In this paper, author defines interaction criticism as 「a knowledge practice that enables design practitioners to engage with the aesthetics of interaction, helping practitioners cultivate more sensitive and insightful critical reactions to designs and exemplars.」 The author also claims the benefits of engaging in such activity, including 「informing a particular design process, critiquing and innovating on design processes and methods more generally, developing original theory beneficial to interaction design, and exposing more robustly the long-term and even unintended consequences of designs.」

I agree with author on such claims, and apparently he gives me a compelling example to demonstrate its benefits. But when I am trying to do such criticism, a problem always haunts around me and deters me to perform such skill, that is, what role should I be when I am implementing interaction criticism?

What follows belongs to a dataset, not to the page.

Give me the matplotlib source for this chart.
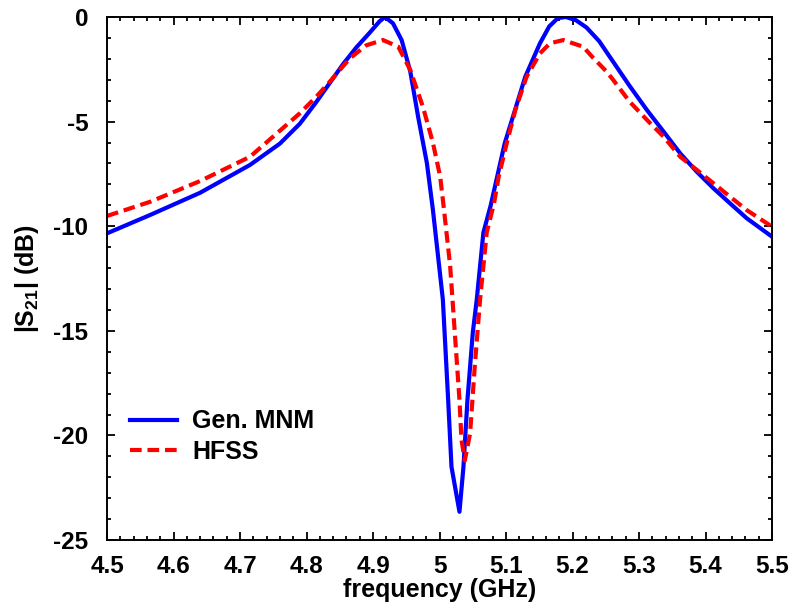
import numpy as np
import matplotlib
matplotlib.use('Agg')
import matplotlib.pyplot as plt
from matplotlib.ticker import MultipleLocator, FuncFormatter

# Gen. MNM curve (freq in GHz, |S21| in dB)
f_mnm = [4.50, 4.565, 4.64, 4.715, 4.76, 4.79, 4.815, 4.835, 4.855, 4.875,
         4.895, 4.91, 4.918, 4.93, 4.943, 4.956, 4.968, 4.981, 4.990, 5.005,
         5.013, 5.018, 5.030, 5.036, 5.042, 5.050, 5.056, 5.066, 5.077, 5.098,
         5.129, 5.151, 5.165, 5.178, 5.19, 5.205, 5.221, 5.24, 5.256, 5.286,
         5.312, 5.337, 5.362, 5.387, 5.412, 5.437, 5.462, 5.50]
s21_mnm = [-10.34, -9.46, -8.40, -7.07, -6.05, -5.1, -4.05, -3.15, -2.25, -1.45,
           -0.75, -0.2, 0.0, -0.3, -1.1, -2.6, -4.8, -6.98, -9.2, -13.5,
           -18.3, -21.5, -23.65, -21.5, -18.3, -15.1, -13.5, -10.3, -9.0, -6.04,
           -2.85, -1.26, -0.45, -0.05, 0.0, -0.15, -0.5, -1.15, -1.9, -3.3,
           -4.45, -5.48, -6.52, -7.4, -8.19, -8.91, -9.62, -10.5]

# HFSS curve
f_hfss = [4.50, 4.565, 4.64, 4.715, 4.79, 4.815, 4.835, 4.865, 4.89, 4.915,
          4.938, 4.956, 4.975, 4.990, 5.001, 5.006, 5.016, 5.023, 5.030, 5.033,
          5.038, 5.046, 5.053, 5.061, 5.071, 5.082, 5.089, 5.101, 5.114, 5.131,
          5.151, 5.166, 5.186, 5.216, 5.231, 5.251, 5.261, 5.286, 5.312, 5.337,
          5.362, 5.387, 5.412, 5.437, 5.462, 5.50]
s21_hfss = [-9.51, -8.83, -7.84, -6.68, -4.6, -3.8, -3.09, -1.98, -1.35, -1.1,
            -1.42, -2.53, -4.29, -6.0, -7.63, -9.0, -11.9, -15.1, -18.3, -20.2,
            -21.2, -19.9, -16.7, -13.5, -10.3, -8.9, -7.63, -6.04, -4.45, -2.85,
            -1.74, -1.26, -1.1, -1.42, -1.95, -2.6, -3.0, -4.05, -4.92, -5.72,
            -6.68, -7.31, -7.95, -8.59, -9.23, -10.02]

plt.rcParams['font.family'] = ['Liberation Sans', 'DejaVu Sans']
plt.rcParams['font.weight'] = 'bold'
plt.rcParams['axes.unicode_minus'] = False
plt.rcParams['mathtext.fontset'] = 'custom'
plt.rcParams['mathtext.rm'] = 'Liberation Sans:bold'
plt.rcParams['mathtext.it'] = 'Liberation Sans:bold'
plt.rcParams['mathtext.bf'] = 'Liberation Sans:bold'

fig = plt.figure(figsize=(7.94, 6.08), dpi=100)
ax = fig.add_axes([0.1348, 0.1118, 0.8375, 0.8602])

ax.plot(f_mnm, s21_mnm, color='#0000ff', lw=3.0, label='Gen. MNM')
ax.plot(f_hfss, s21_hfss, color='#ff0000', lw=3.0, dashes=(2.8, 1.4),
        label='HFSS')

ax.set_xlim(4.5, 5.5)
ax.set_ylim(-25, 0)
ax.xaxis.set_major_locator(MultipleLocator(0.1))
ax.xaxis.set_minor_locator(MultipleLocator(0.02))
ax.yaxis.set_major_locator(MultipleLocator(5))
ax.yaxis.set_minor_locator(MultipleLocator(1))
ax.xaxis.set_major_formatter(FuncFormatter(lambda v, p: '%g' % round(v, 2)))
ax.yaxis.set_major_formatter(FuncFormatter(lambda v, p: '%g' % v))

ax.tick_params(which='both', direction='in', top=True, right=True,
               labelsize=17.5, width=1.3)
ax.tick_params(which='major', length=6)
ax.tick_params(axis='x', which='major', pad=10.5)
ax.tick_params(axis='y', which='major', pad=13.5)
ax.tick_params(which='minor', length=3)
for s in ax.spines.values():
    s.set_linewidth(1.4)

ax.set_xlabel('frequency (GHz)', fontsize=18, fontweight='bold', labelpad=0)
ax.set_ylabel('|S$_{21}$| (dB)', fontsize=18, fontweight='bold', labelpad=9)

ax.legend(loc='center left', bbox_to_anchor=(0.0195, 0.198), frameon=False,
          fontsize=18, handlelength=1.9, handletextpad=0.6, labelspacing=0.25,
          borderaxespad=0)

fig.savefig('out.png', dpi=100)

I believe I am not the only person who have been troubled by such problem, and different roles could perform different critiques. Users and designers should be on the same side and have the same feeling towards a design, but unfortunately, it is not true, even worse, what you can conclude from the perspective of users are sometimes entirely be different from what you can conclude from the perspective of designers. Windows 8 is an example that could be examined in this case. Should I perform interaction criticism from user’s perspective or from designer’s perspective?

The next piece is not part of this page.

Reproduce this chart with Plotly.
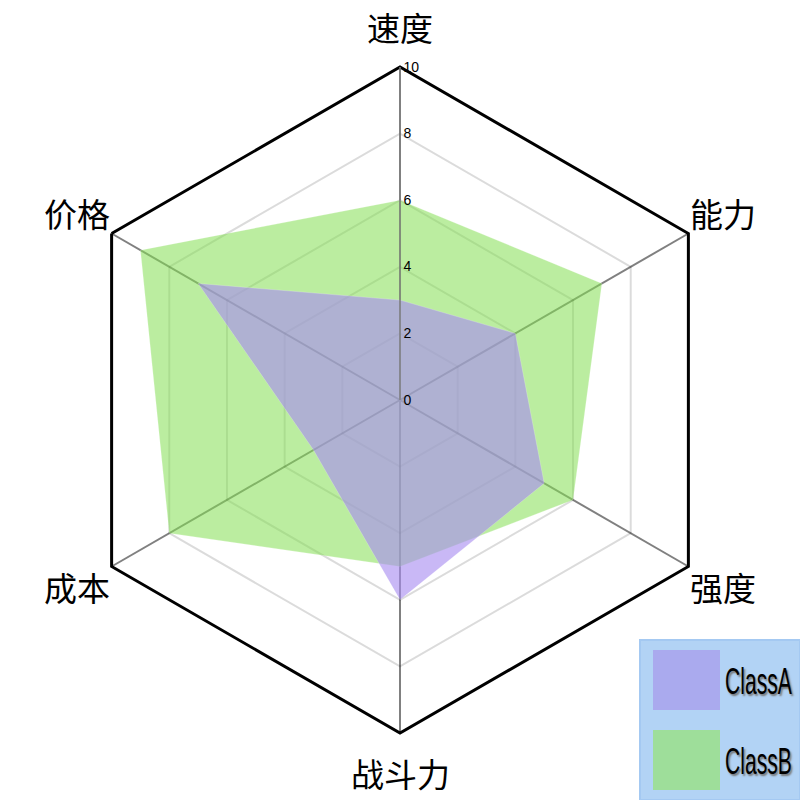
"""Radar chart: ClassA vs ClassB."""

import math

import plotly.graph_objects as go

CATEGORIES = ['速度', '能力', '强度', '战斗力', '成本', '价格']
SERIES_NAMES = ['ClassA', 'ClassB']
CLASS_A = [3, 4, 5, 6, 3, 7]
CLASS_B = [6, 7, 6, 5, 8, 9]
RADIAL_TICKS = [0, 2, 4, 6, 8, 10]

FILL_COLORS = {
    'ClassA': 'rgba(168,140,240,0.62)',
    'ClassB': 'rgba(131,222,82,0.55)',
}
SWATCH_COLORS = {
    'ClassA': '#aaaaee',
    'ClassB': '#9ede9a',
}

W = H = 800
CX, CY, R = 400, 400, 333
NAME_RADIUS = 373  # where the category names sit, in px from the centre

# page tweaks: no body margin, squeeze the legend labels horizontally
POST_JS = """
document.body.style.margin = '0';
document.querySelectorAll('text.annotation-text').forEach(function (t) {
  if (t.textContent.indexOf('Class') === 0) {
    t.style.transformBox = 'fill-box';
    t.style.transformOrigin = 'left center';
    t.style.transform = 'scaleX(0.57)';
  }
});
"""


def closed(values):
    return list(values) + [values[0]]


def build_figure() -> go.Figure:
    fig = go.Figure()
    # ClassB underneath, ClassA on top
    for name, values in [('ClassB', CLASS_B), ('ClassA', CLASS_A)]:
        fig.add_trace(
            go.Scatterpolar(
                r=closed(values),
                theta=closed(CATEGORIES),
                name=name,
                mode='lines',
                fill='toself',
                fillcolor=FILL_COLORS[name],
                line=dict(width=0.5, color='rgba(255,255,255,0.4)'),
                showlegend=False,
                hoverinfo='r+theta+name',
            )
        )

    fig.update_layout(
        width=W,
        height=H,
        margin=dict(l=0, r=0, t=0, b=0),
        paper_bgcolor='white',
        plot_bgcolor='white',
        polar=dict(
            domain=dict(x=[(CX - R) / W, (CX + R) / W], y=[(H - CY - R) / H, (H - CY + R) / H]),
            bgcolor='white',
            gridshape='linear',
            angularaxis=dict(
                rotation=90,
                direction='clockwise',
                showline=True,
                linecolor='black',
                linewidth=3,
                gridcolor='#808080',
                gridwidth=1.5,
                ticks='',
                showticklabels=False,
            ),
            radialaxis=dict(
                range=[0, 10],
                tickvals=RADIAL_TICKS,
                angle=90,
                tickangle=90,
                showline=True,
                linecolor='#808080',
                linewidth=1.5,
                gridcolor='rgba(0,0,0,0.14)',
                gridwidth=1.5,
                ticks='',
                tickfont=dict(family='Liberation Sans, Arial', size=14, color='black'),
            ),
        ),
    )

    # category names just outside each vertex (clockwise from the top)
    n = len(CATEGORIES)
    for i, cat in enumerate(CATEGORIES):
        ang = math.pi / 2 - 2 * math.pi * i / n
        px = CX + NAME_RADIUS * math.cos(ang)
        py = CY - NAME_RADIUS * math.sin(ang)
        fig.add_annotation(
            x=px / W, y=1 - py / H, xref='paper', yref='paper',
            xanchor='center', yanchor='middle', showarrow=False,
            text=cat,
            font=dict(family='Noto Sans CJK SC', size=33, color='black'),
        )

    # legend box, bottom right
    fig.add_shape(
        type='rect', xref='paper', yref='paper',
        x0=640 / W, x1=1.0, y0=0.0, y1=160 / H,
        fillcolor='#b2d3f5', line=dict(color='#a4c9f2', width=2),
        layer='above',
    )
    for i, name in enumerate(SERIES_NAMES):
        top = 650 + i * 80
        fig.add_shape(
            type='rect', xref='paper', yref='paper',
            x0=653 / W, x1=720 / W, y0=1 - (top + 60) / H, y1=1 - top / H,
            fillcolor=SWATCH_COLORS[name], line=dict(width=0),
            layer='above',
        )
        fig.add_annotation(
            x=723 / W, y=1 - (top + 31) / H, xref='paper', yref='paper',
            xanchor='left', yanchor='middle', showarrow=False,
            text=name,
            font=dict(
                family='Liberation Sans, Arial',
                size=37, color='black', shadow='2px 2px 2px #777',
            ),
        )

    return fig


def main() -> None:
    fig = build_figure()
    fig.write_html('out.html', config={'displayModeBar': False}, post_script=POST_JS)


if __name__ == '__main__':
    main()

I believe there are various answers, but once again, even I can draw some conclusions from both perspectives, there are a lot of serious problems that follow behind: How can I coordinate two criticisms? How can I evaluate each criticism? Is there any criteria that I can use to measure if it is a good successful criticism or a bad failed criticism? Without considering the questions of this kind, I found it is pretty hard for me to perform such criticism in the real situation. A lot of confusions accompany its benefits. But still I have no objection against what author claims in his paper, I am just wondering if there is any chance for me to get clarified to those points.

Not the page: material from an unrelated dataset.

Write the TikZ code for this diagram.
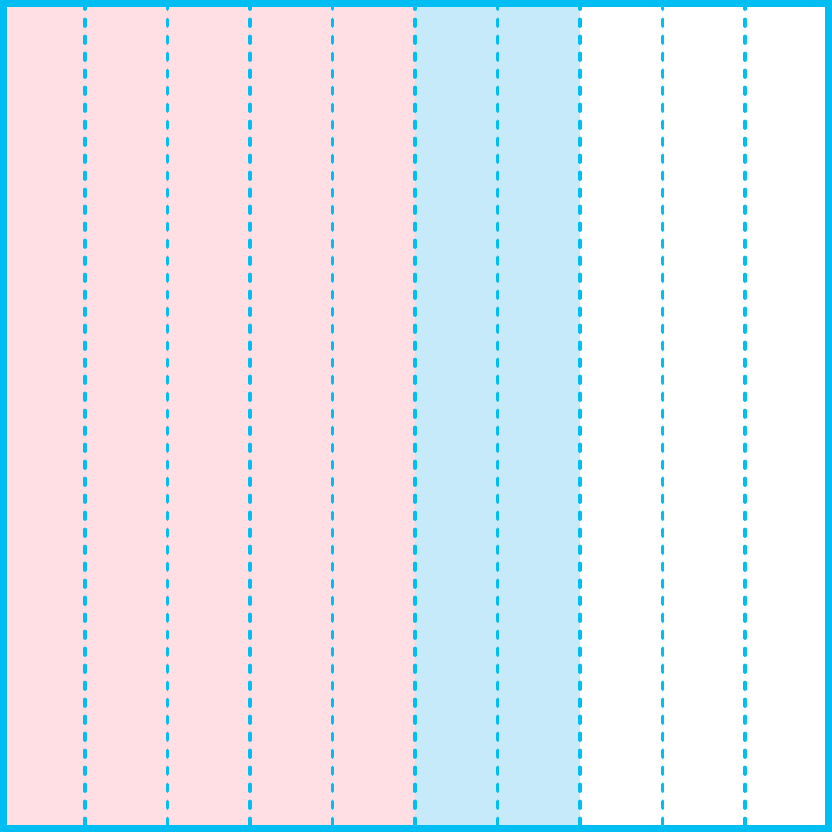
\documentclass[tikz,border=0pt]{standalone}
\usepackage{xcolor}
\definecolor{edgecyan}{HTML}{00BEF2}
\definecolor{partpink}{HTML}{FFDFE4}
\definecolor{partblue}{HTML}{C7EAFB}
\tikzset{frame/.style={draw=edgecyan,line width=7pt},
 divider/.style={draw=edgecyan,line width=3.8pt,line cap=round,dash pattern=on 6.5pt off 10.5pt}}

\begin{document}
\begin{tikzpicture}[x=1pt,y=1pt]
\useasboundingbox (0,0) rectangle (832,832);
\fill[partpink] (3.5,3.5) rectangle (415,828.5);
\fill[partblue] (415,3.5) rectangle (580,828.5);
\foreach \k in {1,...,9}{
  \draw[divider] ({2.5+82.5*\k},7) -- ({2.5+82.5*\k},825);
}
\draw[frame] (3.5,3.5) rectangle (828.5,828.5);
\end{tikzpicture}
\end{document}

There is another point I want to mention, which I think is of great help for me: Four perspectives, creator, artifact, consumer, social context. (modified after class) Jeff showed us a video to force us to critique it by four perspectives. I found it was interesting because there is a lot of critiques that could be put into multiple categories, which makes me think if there is a real instinct line between each category? Or if there is a more specific definition to each term? I think I still have a long way to go to get clarified.